● Written instruction
Pictures stay out of the copy; set down each line of the listing below exactly.

● Material provided
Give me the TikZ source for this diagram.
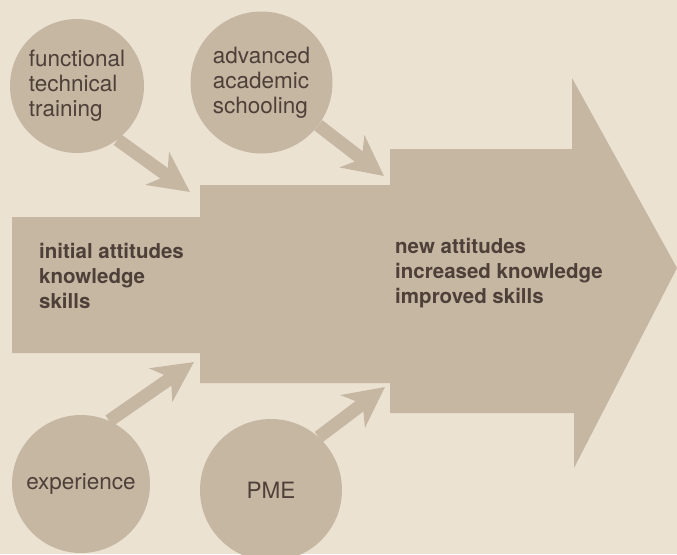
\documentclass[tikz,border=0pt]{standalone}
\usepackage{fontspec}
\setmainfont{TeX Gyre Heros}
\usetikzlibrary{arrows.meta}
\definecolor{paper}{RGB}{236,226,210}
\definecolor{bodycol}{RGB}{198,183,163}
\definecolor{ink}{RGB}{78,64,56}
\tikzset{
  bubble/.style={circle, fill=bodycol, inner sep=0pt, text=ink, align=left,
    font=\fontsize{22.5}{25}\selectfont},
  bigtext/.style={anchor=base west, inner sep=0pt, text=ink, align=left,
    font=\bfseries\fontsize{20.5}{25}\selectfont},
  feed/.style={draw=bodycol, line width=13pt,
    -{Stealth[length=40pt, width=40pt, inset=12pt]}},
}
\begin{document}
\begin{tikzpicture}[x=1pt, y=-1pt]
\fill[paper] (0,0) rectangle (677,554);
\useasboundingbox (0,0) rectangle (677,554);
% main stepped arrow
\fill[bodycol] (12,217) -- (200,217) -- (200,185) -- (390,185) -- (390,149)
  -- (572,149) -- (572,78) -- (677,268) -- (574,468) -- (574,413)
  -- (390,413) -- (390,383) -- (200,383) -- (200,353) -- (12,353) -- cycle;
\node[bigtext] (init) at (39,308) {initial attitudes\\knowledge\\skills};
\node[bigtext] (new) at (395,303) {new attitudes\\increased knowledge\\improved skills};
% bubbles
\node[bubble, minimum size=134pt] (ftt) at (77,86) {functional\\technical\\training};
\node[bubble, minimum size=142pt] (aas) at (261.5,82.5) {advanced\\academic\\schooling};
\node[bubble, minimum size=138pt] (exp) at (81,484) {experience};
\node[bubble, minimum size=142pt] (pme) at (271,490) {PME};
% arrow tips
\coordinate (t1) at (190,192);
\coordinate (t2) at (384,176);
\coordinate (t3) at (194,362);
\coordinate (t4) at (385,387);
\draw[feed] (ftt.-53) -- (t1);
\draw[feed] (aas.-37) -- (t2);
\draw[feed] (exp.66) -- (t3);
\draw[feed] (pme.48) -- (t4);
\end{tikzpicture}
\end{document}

● Answer below
Give me the TikZ source for this diagram.
\documentclass[tikz,border=0pt]{standalone}
\usepackage{fontspec}
\setmainfont{TeX Gyre Heros}
\usetikzlibrary{arrows.meta}
\definecolor{paper}{RGB}{236,226,210}
\definecolor{bodycol}{RGB}{198,183,163}
\definecolor{ink}{RGB}{78,64,56}
\tikzset{
  bubble/.style={circle, fill=bodycol, inner sep=0pt, text=ink, align=left,
    font=\fontsize{22.5}{25}\selectfont},
  bigtext/.style={anchor=base west, inner sep=0pt, text=ink, align=left,
    font=\bfseries\fontsize{20.5}{25}\selectfont},
  feed/.style={draw=bodycol, line width=13pt,
    -{Stealth[length=40pt, width=40pt, inset=12pt]}},
}
\begin{document}
\begin{tikzpicture}[x=1pt, y=-1pt]
\fill[paper] (0,0) rectangle (677,554);
\useasboundingbox (0,0) rectangle (677,554);
% main stepped arrow
\fill[bodycol] (12,217) -- (200,217) -- (200,185) -- (390,185) -- (390,149)
  -- (572,149) -- (572,78) -- (677,268) -- (574,468) -- (574,413)
  -- (390,413) -- (390,383) -- (200,383) -- (200,353) -- (12,353) -- cycle;
\node[bigtext] (init) at (39,308) {initial attitudes\\knowledge\\skills};
\node[bigtext] (new) at (395,303) {new attitudes\\increased knowledge\\improved skills};
% bubbles
\node[bubble, minimum size=134pt] (ftt) at (77,86) {functional\\technical\\training};
\node[bubble, minimum size=142pt] (aas) at (261.5,82.5) {advanced\\academic\\schooling};
\node[bubble, minimum size=138pt] (exp) at (81,484) {experience};
\node[bubble, minimum size=142pt] (pme) at (271,490) {PME};
% arrow tips
\coordinate (t1) at (190,192);
\coordinate (t2) at (384,176);
\coordinate (t3) at (194,362);
\coordinate (t4) at (385,387);
\draw[feed] (ftt.-53) -- (t1);
\draw[feed] (aas.-37) -- (t2);
\draw[feed] (exp.66) -- (t3);
\draw[feed] (pme.48) -- (t4);
\end{tikzpicture}
\end{document}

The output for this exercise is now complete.